Eu sou a Luz Divina, e, se você deseja se casar comigo, deve estar disposto a sofrer a morte iniciática (morrer como individualidade e se sentir parte do todo), terá que passar pelas provas a que a terrível Esfinge (os quatro elementos) o submeterá, impiedosamente, para medir o seu valor espiritual e a qualidade de sua coragem.   

Eu me unirei com quem chegar à crucificação, resistindo aos ataques e tentações dos quatro elementos. 

Amo apenas aqueles que souberam tragar com humildade a taça inteira da amargura, da traição, do desprezo e da zombaria, da perseguição, da calúnia; aqueles que, carregando a cruz pesada, receberam coroas de espinhos e ofensas; aos iniciados que persistiram devotamente em sua essência divina, sofrendo, conscientes, a incompreensão, a solidão do espírito em meio a um mundo de ignorantes e animais. 

Tu, ó peregrino (das estrelas), chegarás a mim depois de ter passado por todas as experiências e tentações: as infâmias, que são os testes de Ar; os golpes das perseguições e traições, que são as provações da Terra; os vícios e as tentações sensuais, que são os testes da Água; e, depois de ter dominado as ambições e a sede de poder, que são os testes do Fogo. 

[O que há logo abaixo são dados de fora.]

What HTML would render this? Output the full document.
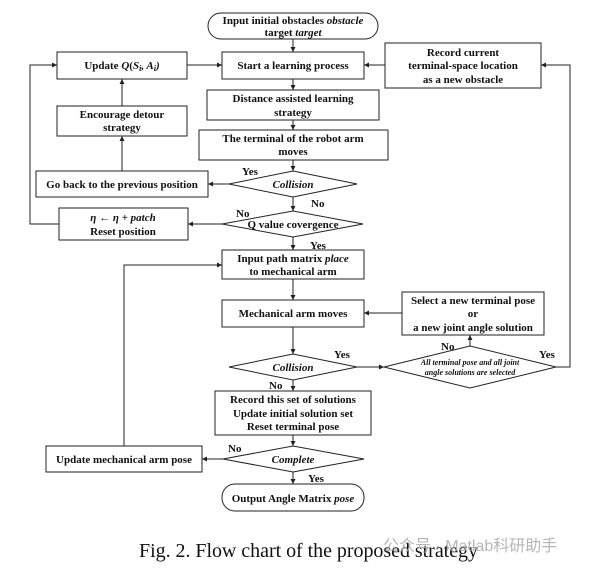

”Esse quaternário corresponde a cada uma das pontas da cruz onde pregaram um dos que se refugiaram no meu abraço: Jesus, o Cristo. No entanto, os seres humanos mais evoluídos viveram desconhecidos, apartados, e vivem em segredo. Ninguém sabe a sua existência porque, domados e aniquilados os desejos e a vaidade, assim compreenderam o que convém a eles”. Descobriram que a felicidade é um estado interno e sublime, uma contemplação e vivência da perfeição divina. 

Enxergaram que importante não é ter, mas é SER, e tu poderás ser comigo, depois de todas as provações, uma Luz Divina. Porque fiz a ti, pequena centelha, à Minha Semelhança para sustentar o Universo. 

Entendeste? Um dia precisarás sentir no teu âmago que “criados nós não fomos para viver como brutos, mas para seguir a virtude e o conhecimento”. Por essa via e com devoção, chegarás à meta. 

Aqui consideramos uma realidade: “Podem existir indivíduos, pertencentes à mesma raça humana e até à mesma família, que alcançam as alturas, enquanto outros irmãos se afundam nas profundezas. Paraíso e inferno, opostos de amor e ódio, de bondade e maldade, para testar, para dar oportunidade da ascensão que se adquire pelas chagas e pelos méritos, e pelo despertar da verdadeira consciência.  

Pico della Mirandola, florentino excelso, iluminado, faleceu com apenas 31 anos, em 1494, e deixou o texto “Discurso sobre a dignidade do homem”, que assim soa, bondosamente, aos ouvidos atentos:    

Não te concedi uma única face, nem um só lugar, ou algum dom que te faça particular, ó Adão, a fim de que tua face, teu lugar e teus dons, tu os desveles, conquistes e domines por ti mesmo. Sem impor-te natureza definida por lei, como obriguei outras espécies de seres vivos. E tu, ao qual nenhum confim delimita, tu, pelo teu próprio arbítrio, entre as mãos daquele que aqui te colocou, tu definas a ti mesmo. Te pus no mundo para que tu possas contemplar o que contém esta obra. Não te fiz celeste nem terrestre, mortal ou imortal, a fim de que tu mesmo, livremente, à maneira de um bom pintor ou de um hábil escultor, descubras tua própria forma. 

O céu estrelado vale a dor do mundo.